She already had her own Facebook page with over 20,000 fans, as well as a phone game, soundtrack and T-shirts — and she hadn’t even made her entrance. Now she has: Burka Avenger, Pakistan’s new controversial cartoon series starring a female superhero of the same name, premiered on Pakistani television on July 28. Whether the mild-mannered school teacher who dons a black burka to fight evil is a commercial success remains to be seen. But for now, plenty of eyes are on her.
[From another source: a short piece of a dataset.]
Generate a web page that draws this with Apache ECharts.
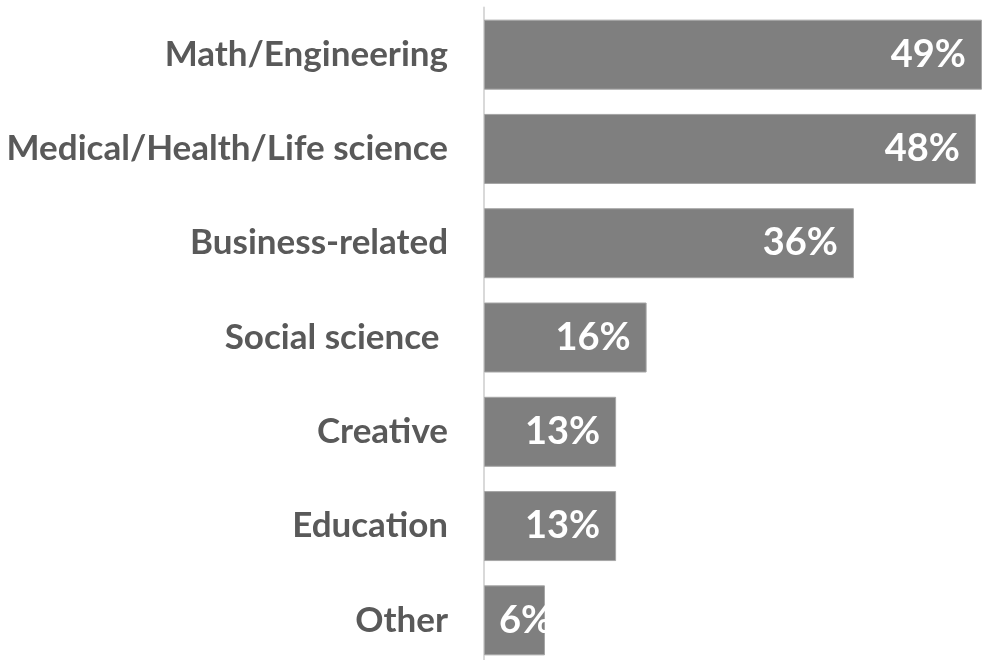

The Urdu-language series is the brainchild of Pakistani pop star Aaron Haroon Rashid, who also sings its English theme song “Lady in Black” with rapper Adil Omar. (“Don’t mess with the lady in black when she’s on the attack!”) Drawing parallels with the Taliban’s attack last year on the then 15-year-old child rights’ activist Malala Yousafzai, the slick, well-produced series follows the adventures of Jiya, a quiet teacher called to action when local villains threaten to, among other things, close the local school. “Armed with only books and pens” and a coterie of fierce martial arts moves, Jiya, who does not wear a burka in her normal life,  puts on the billowing black garb to hide her identity, help her fly around, and — if one chooses to dig a little deeper — reappropriate what some interpret as a symbol of oppression into a force for good.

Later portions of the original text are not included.